Cela ne vous rappelle-t-il pas l'histoire des Conti et de tant d'autres qui, après s'être résignés aux nombreuses concessions demandées par leur direction pour sauver leurs emplois, se sont, au final, quand même retrouvés sur le carreau ? Ont-ils compris que, s'ils s'étaient révoltés et battus, ils auraient peut-être changé la donne ? «Ceux qui se battent peuvent perdre; ceux qui ne se battent pas ont déjà perdu», disait Bertold Brecht.
La soumission, c'est l'échec assuré sur toute la ligne ! Quand on se soumet, on ne récolte que mépris, trahisons et misère. Quand on se soumet, on ne sacrifie pas seulement sa dignité : on sacrifie sa classe sociale, son avenir et celui de ses enfants.
SH
[1] Suggérés par le Medef et proposés en janvier par Nicolas Sarkozy, ils consistaient à permettre aux entreprises, en contrepartie d'engagements de maintien dans l'emploi à court terme, de moduler le temps de travail et la rémunération des salariés au gré des aléas de la conjoncture sans avoir à modifier leurs contrats, ce qui induisait plus de sécurité juridique pour les employeurs, mais plus d'insécurité et de flexibilité pour les travailleurs.
Bien évidemment, une fois la crise passée, on nous aurait dit que, pour des raisons de compétitivité, il ne faut surtout pas revenir en arrière !
Le 11 juillet dernier, Jean-Marc Ayrault a a officiellement mis fin à la négociation des «accords compétitivité-emploi» version Sarkozy, qu'il compte remplacer à la rentrée par une négociation sur «les conditions d'une meilleure sécurisation de l'emploi». Selon des observateurs, les accords compétitivité-emploi ne sont pas morts.

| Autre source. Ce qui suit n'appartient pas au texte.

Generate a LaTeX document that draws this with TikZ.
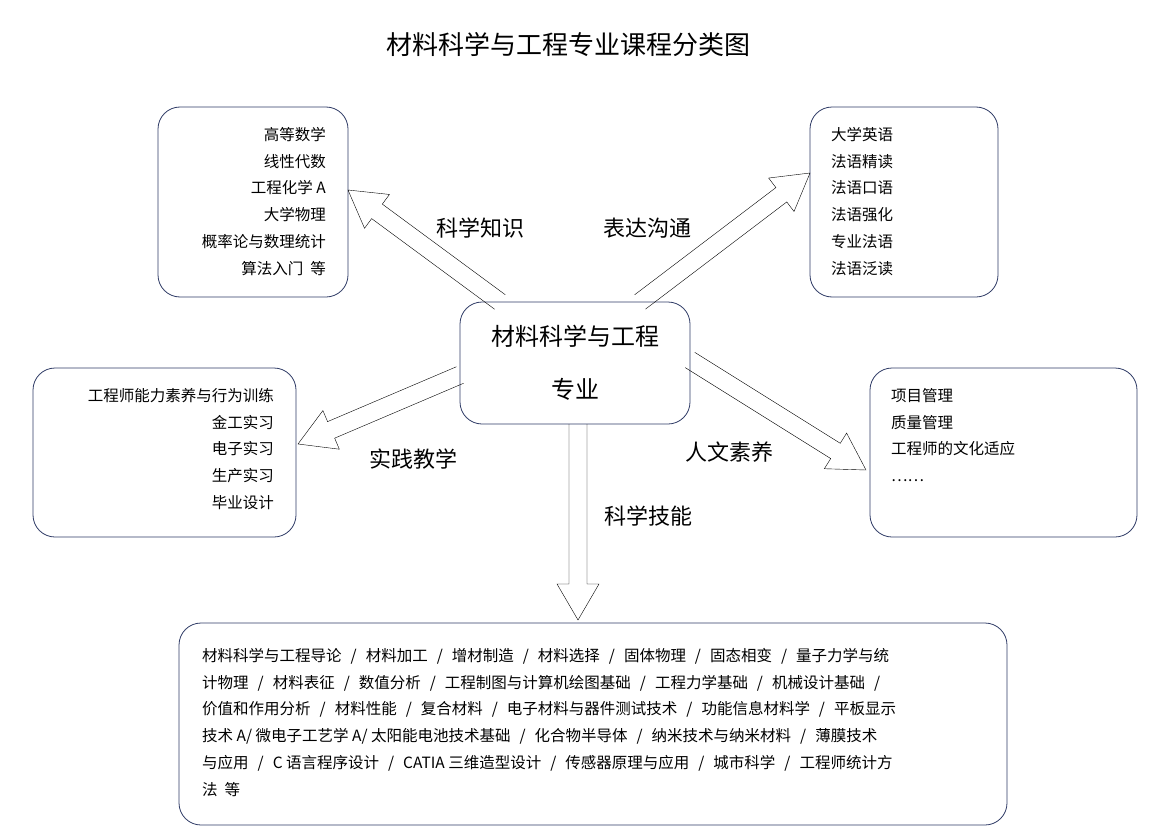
\documentclass[tikz,border=0pt]{standalone}
\usepackage{fontspec}
\setmainfont{Noto Sans CJK SC}
\usetikzlibrary{calc}
\definecolor{boxblue}{HTML}{2F3B66}
\tikzset{
    course/.style={rectangle,rounded corners=22pt,draw=boxblue,thick,fill=white,inner sep=0pt},
    list/.style={font=\fontsize{15.5}{26.8}\selectfont,inner sep=0pt},
    branch/.style={font=\fontsize{22}{24}\selectfont},
}
\newcommand{\courseslash}{\hspace{9pt}/\hspace{9pt}}
% hollow arrow from #1 to #2
\newcommand{\hollowarrow}[2]{%
\draw[thin] let \p1=($(#2)-(#1)$), \n1={atan2(\y1,\x1)}, \n2={veclen(\x1,\y1)} in
    [shift={(#1)}, rotate=\n1] (0pt,-9pt) -- (\n2-36pt,-9pt) -- (\n2-36pt,-21pt) -- (\n2,0pt)
    -- (\n2-36pt,21pt) -- (\n2-36pt,9pt) -- (0pt,9pt);}
\begin{document}
\begin{tikzpicture}[x=1pt,y=-1pt]
\useasboundingbox (0,0) rectangle (1158,832);
\node[font=\fontsize{26}{28}\selectfont] (title) at (568,45) {材料科学与工程专业课程分类图};

% boxes
\node[course,minimum width=190pt,minimum height=190pt] (sci) at (253,202) {};
\node[course,minimum width=188pt,minimum height=190pt] (comm) at (904,202) {};
\node[course,minimum width=230pt,minimum height=122pt] (major) at (575,363) {};
\node[course,minimum width=263pt,minimum height=169pt] (prac) at (164.5,452.5) {};
\node[course,minimum width=267pt,minimum height=169pt] (hum) at (1003.5,452.5) {};
\node[course,minimum width=828pt,minimum height=202pt] (skill) at (593,724) {};

% texts
\node[font=\fontsize{24}{53}\selectfont,align=center] (majortxt) at (major.center) {材料科学与工程\\专业};
\node[list,align=right,anchor=north east] (scitxt) at (326,127) {高等数学\\线性代数\\工程化学 A\\大学物理\\概率论与数理统计\\算法入门\ \ 等};
\node[list,align=left,anchor=north west] (commtxt) at (831,127) {大学英语\\法语精读\\法语口语\\法语强化\\专业法语\\法语泛读};
\node[list,align=right,anchor=north east] (practxt) at (274,388) {工程师能力素养与行为训练\\金工实习\\电子实习\\生产实习\\毕业设计};
\node[list,align=left,anchor=north west] (humtxt) at (891,388) {项目管理\\质量管理\\工程师的文化适应\\……};
\node[list,align=left,anchor=north west] (skilltxt) at (202,648) {材料科学与工程导论\courseslash 材料加工\courseslash 增材制造\courseslash 材料选择\courseslash 固体物理\courseslash 固态相变\courseslash 量子力学与统\\
计物理\courseslash 材料表征\courseslash 数值分析\courseslash 工程制图与计算机绘图基础\courseslash 工程力学基础\courseslash 机械设计基础\courseslash\\
价值和作用分析\courseslash 材料性能\courseslash 复合材料\courseslash 电子材料与器件测试技术\courseslash 功能信息材料学\courseslash 平板显示\\
技术 A/ 微电子工艺学 A/ 太阳能电池技术基础\courseslash 化合物半导体\courseslash 纳米技术与纳米材料\courseslash 薄膜技术\\
与应用\courseslash C 语言程序设计\courseslash CATIA 三维造型设计\courseslash 传感器原理与应用\courseslash 城市科学\courseslash 工程师统计方\\
法\ \ 等};

% arrows
\coordinate (t1) at (500,302); \coordinate (h1) at (348,190);
\coordinate (t2) at (640,302); \coordinate (h2) at (810,173);
\coordinate (t3) at (460,375); \coordinate (h3) at (298,444);
\coordinate (t4) at (690,360); \coordinate (h4) at (866,470);
\coordinate (t5) at (578,424); \coordinate (h5) at (578,620);
\hollowarrow{t1}{h1}
\hollowarrow{t2}{h2}
\hollowarrow{t3}{h3}
\hollowarrow{t4}{h4}
\hollowarrow{t5}{h5}

% branch labels
\node[branch] (l1) at (480,228) {科学知识};
\node[branch] (l2) at (647,228) {表达沟通};
\node[branch] (l3) at (413,459) {实践教学};
\node[branch] (l4) at (729,452) {人文素养};
\node[branch] (l5) at (648,516) {科学技能};
\end{tikzpicture}
\end{document}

Il faudra donc rester vigilants. Mais, vu le manque de combativité des salariés et l'inféodation de certains syndicats et socialistes aux désirs patronaux, on est vraiment mal barrés.
[2] L'Union des industries et métiers de la métallurgie, puissante branche du Medef connue pour ses retraits suspects d'argent en liquide et sa caisse noire visant à «fluidifier les relations sociales»... Son président est Frédéric Saint-Geours, qui est également… directeur des marques chez PSA et président de PSA Finance (car PSA ne fabrique pas que des voitures : le groupe fait aussi dans la banque et l'assurance, c'est plus rentable).